» What is asked
Please copy out exactly, and only, the lines between the line with "Convert this chart to Plotly code." and the line with "import plotly.graph_objects as go", both included. Pictures are to be omitted.
**** Supplied records ****
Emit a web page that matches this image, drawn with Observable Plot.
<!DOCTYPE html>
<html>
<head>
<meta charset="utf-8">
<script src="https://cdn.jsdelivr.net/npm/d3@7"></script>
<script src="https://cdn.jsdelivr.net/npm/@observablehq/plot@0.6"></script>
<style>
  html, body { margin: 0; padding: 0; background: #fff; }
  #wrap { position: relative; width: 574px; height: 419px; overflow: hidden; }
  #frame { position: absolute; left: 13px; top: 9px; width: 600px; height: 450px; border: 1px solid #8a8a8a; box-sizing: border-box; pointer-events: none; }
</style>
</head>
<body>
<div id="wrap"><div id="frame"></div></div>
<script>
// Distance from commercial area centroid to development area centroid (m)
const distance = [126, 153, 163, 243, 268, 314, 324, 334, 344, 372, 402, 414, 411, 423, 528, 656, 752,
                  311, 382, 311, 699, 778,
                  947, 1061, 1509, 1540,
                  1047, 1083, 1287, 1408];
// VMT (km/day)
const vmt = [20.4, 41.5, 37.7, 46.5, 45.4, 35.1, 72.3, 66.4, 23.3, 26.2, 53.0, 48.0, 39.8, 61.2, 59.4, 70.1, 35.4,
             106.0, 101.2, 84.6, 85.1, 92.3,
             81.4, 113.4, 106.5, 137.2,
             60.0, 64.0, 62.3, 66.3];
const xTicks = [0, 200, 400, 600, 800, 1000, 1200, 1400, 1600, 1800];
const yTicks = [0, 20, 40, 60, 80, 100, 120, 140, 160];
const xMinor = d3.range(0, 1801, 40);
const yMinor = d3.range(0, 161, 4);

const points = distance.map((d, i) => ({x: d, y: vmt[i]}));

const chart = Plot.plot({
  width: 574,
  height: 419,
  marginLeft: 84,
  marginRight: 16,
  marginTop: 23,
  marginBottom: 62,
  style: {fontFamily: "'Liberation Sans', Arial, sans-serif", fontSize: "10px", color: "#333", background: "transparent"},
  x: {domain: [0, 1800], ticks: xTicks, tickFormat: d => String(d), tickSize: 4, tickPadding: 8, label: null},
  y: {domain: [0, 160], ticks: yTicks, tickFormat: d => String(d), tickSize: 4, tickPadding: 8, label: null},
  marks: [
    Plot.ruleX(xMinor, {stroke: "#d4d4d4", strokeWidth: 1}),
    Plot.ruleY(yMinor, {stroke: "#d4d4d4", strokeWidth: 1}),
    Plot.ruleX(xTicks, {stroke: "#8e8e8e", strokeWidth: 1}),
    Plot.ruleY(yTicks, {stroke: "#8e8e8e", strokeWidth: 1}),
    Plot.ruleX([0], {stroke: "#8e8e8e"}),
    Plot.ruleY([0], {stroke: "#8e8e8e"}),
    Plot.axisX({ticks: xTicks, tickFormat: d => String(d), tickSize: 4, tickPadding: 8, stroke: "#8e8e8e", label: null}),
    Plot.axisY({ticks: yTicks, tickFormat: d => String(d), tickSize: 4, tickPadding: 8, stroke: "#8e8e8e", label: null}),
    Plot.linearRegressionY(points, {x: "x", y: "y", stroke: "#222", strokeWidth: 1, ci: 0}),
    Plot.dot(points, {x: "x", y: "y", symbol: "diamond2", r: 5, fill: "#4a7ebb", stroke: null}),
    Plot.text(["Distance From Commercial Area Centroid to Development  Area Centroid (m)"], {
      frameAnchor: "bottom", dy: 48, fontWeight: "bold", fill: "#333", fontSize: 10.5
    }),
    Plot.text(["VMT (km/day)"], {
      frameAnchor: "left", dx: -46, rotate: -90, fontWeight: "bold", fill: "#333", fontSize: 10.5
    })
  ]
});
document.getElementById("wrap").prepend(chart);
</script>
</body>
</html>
****
**** Supplied records ****
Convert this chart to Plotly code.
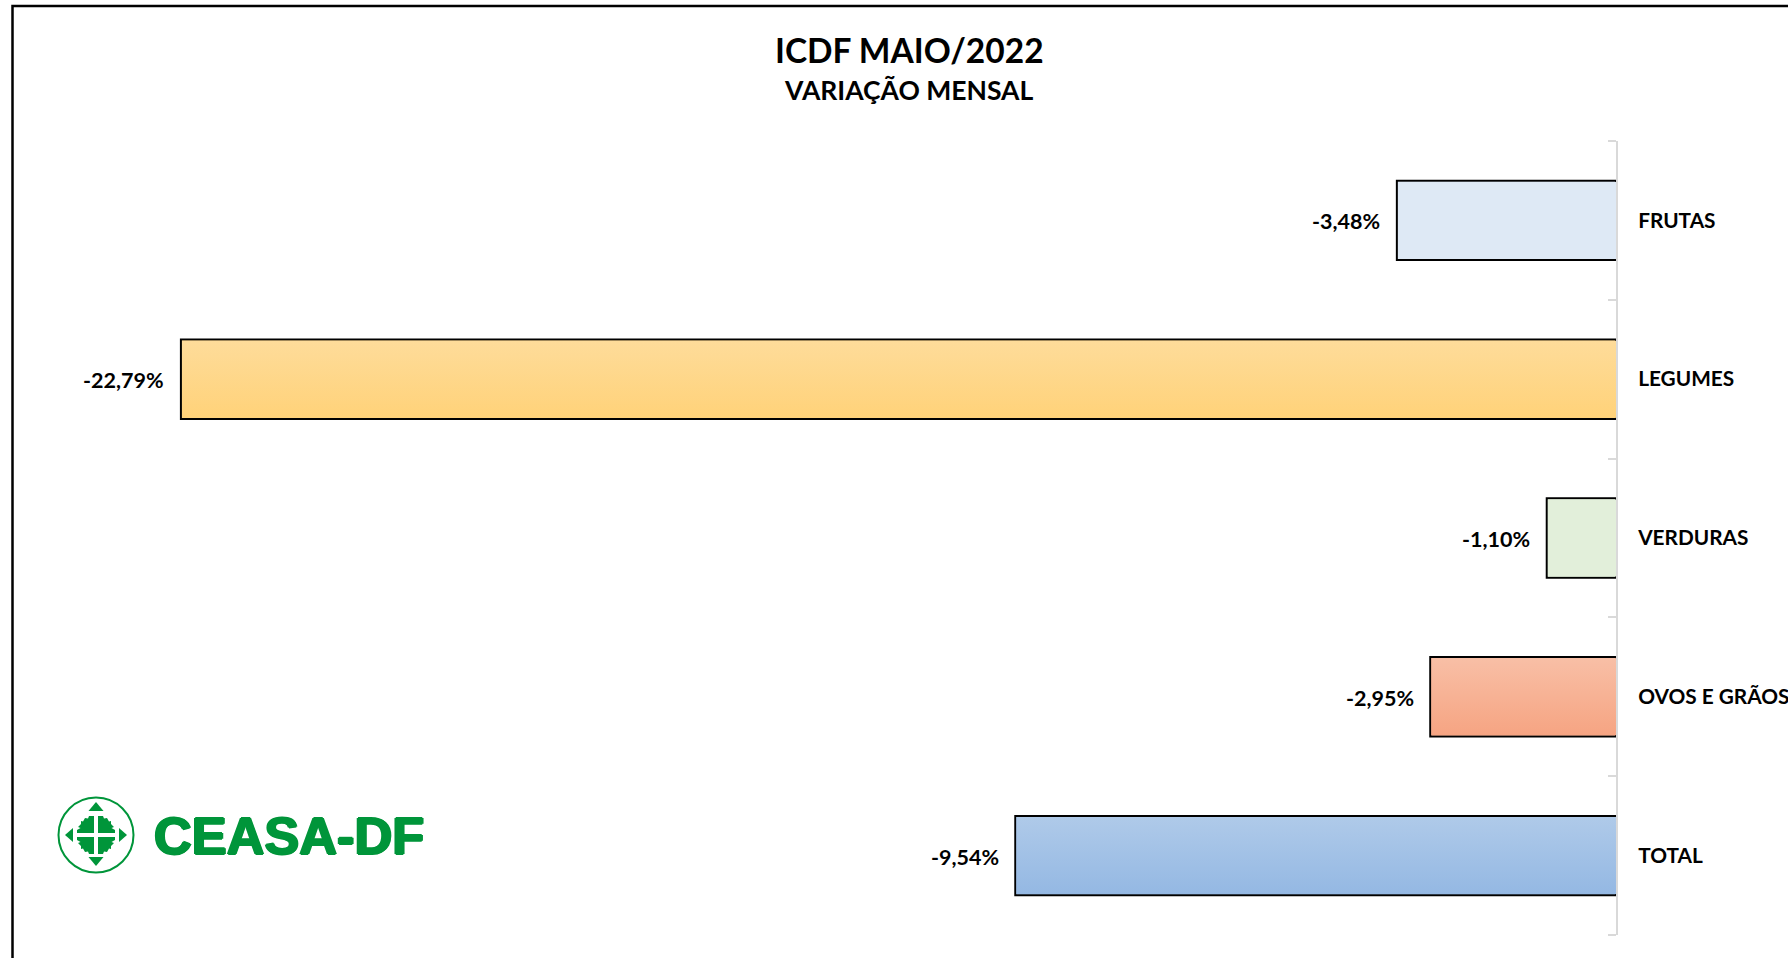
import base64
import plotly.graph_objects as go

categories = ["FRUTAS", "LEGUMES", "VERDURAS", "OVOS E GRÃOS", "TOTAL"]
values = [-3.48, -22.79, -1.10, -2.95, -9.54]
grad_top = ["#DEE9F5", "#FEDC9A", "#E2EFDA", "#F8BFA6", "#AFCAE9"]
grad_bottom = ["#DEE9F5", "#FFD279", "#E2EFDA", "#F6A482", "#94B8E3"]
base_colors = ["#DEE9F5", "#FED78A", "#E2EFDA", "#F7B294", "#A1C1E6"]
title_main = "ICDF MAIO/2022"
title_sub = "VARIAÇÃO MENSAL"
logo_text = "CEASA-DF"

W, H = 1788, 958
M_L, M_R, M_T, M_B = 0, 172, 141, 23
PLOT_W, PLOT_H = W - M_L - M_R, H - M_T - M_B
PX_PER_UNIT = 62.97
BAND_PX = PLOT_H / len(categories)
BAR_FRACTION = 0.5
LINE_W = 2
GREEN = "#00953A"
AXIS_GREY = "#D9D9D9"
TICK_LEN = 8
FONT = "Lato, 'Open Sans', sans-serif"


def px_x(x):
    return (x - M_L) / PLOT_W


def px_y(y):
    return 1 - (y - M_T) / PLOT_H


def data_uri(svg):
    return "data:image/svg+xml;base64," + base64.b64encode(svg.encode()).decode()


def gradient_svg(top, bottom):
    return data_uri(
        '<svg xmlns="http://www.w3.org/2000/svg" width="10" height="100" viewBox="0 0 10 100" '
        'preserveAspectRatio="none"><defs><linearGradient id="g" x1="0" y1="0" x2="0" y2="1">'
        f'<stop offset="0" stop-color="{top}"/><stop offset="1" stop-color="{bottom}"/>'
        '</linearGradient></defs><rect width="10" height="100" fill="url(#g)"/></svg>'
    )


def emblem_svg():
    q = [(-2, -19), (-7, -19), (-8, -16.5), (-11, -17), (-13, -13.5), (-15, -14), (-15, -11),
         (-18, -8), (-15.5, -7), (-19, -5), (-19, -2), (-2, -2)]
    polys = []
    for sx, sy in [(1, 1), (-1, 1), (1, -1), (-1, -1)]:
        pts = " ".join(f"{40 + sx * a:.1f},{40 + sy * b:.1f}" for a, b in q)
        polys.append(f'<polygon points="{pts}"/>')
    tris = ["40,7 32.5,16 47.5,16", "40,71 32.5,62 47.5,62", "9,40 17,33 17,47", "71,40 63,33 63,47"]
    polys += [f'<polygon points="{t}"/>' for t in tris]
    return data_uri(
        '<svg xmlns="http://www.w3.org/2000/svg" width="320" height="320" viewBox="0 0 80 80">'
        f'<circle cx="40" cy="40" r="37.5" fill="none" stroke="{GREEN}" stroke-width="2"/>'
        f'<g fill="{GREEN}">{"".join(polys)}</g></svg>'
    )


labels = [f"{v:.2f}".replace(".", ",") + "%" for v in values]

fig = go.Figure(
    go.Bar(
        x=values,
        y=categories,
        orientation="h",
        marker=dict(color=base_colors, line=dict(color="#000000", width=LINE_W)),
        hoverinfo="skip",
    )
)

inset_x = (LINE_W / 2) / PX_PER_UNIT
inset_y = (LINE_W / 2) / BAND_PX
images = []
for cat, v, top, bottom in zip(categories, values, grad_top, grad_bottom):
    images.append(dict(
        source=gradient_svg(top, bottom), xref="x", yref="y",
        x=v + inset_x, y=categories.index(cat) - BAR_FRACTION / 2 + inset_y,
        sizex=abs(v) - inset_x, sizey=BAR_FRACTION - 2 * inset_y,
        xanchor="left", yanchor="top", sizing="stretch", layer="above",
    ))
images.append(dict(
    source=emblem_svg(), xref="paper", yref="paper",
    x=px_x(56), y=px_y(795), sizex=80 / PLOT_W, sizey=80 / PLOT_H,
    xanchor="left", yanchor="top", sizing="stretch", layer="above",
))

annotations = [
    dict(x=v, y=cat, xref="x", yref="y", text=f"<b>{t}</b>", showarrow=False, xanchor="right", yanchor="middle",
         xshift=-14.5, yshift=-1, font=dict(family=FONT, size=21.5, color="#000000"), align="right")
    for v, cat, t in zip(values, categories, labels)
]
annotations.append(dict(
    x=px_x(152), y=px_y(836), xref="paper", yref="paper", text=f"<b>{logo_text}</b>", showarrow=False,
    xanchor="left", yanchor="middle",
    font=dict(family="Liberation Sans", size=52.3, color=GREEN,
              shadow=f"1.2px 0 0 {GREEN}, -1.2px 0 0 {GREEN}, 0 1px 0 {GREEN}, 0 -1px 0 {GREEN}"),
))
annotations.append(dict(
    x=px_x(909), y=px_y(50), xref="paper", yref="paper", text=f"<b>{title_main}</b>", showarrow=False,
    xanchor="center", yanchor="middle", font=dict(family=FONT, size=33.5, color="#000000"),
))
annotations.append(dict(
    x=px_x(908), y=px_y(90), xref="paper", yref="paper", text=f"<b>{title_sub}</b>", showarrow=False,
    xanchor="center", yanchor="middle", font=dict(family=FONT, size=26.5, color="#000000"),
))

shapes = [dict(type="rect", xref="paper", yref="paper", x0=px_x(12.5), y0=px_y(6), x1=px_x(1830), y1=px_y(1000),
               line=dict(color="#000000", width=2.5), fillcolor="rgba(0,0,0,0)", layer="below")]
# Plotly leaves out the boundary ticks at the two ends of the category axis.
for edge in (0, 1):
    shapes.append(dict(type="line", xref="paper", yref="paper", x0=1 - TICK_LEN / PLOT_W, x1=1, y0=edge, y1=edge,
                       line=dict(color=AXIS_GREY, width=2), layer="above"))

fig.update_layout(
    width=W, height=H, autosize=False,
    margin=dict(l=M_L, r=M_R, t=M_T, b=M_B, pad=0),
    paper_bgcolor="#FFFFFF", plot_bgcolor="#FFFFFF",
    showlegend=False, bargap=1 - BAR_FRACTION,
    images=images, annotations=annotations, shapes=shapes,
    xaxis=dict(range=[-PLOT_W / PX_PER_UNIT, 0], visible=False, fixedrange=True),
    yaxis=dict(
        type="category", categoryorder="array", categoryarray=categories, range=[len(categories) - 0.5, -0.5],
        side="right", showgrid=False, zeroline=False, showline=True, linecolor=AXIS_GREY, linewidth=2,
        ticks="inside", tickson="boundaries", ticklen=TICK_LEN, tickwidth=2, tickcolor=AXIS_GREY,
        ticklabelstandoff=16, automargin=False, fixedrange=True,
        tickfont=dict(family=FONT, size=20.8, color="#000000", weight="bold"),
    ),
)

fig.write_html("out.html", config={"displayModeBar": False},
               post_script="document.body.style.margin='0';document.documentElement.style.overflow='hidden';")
****
» Output for this task
Convert this chart to Plotly code.
import base64
import plotly.graph_objects as go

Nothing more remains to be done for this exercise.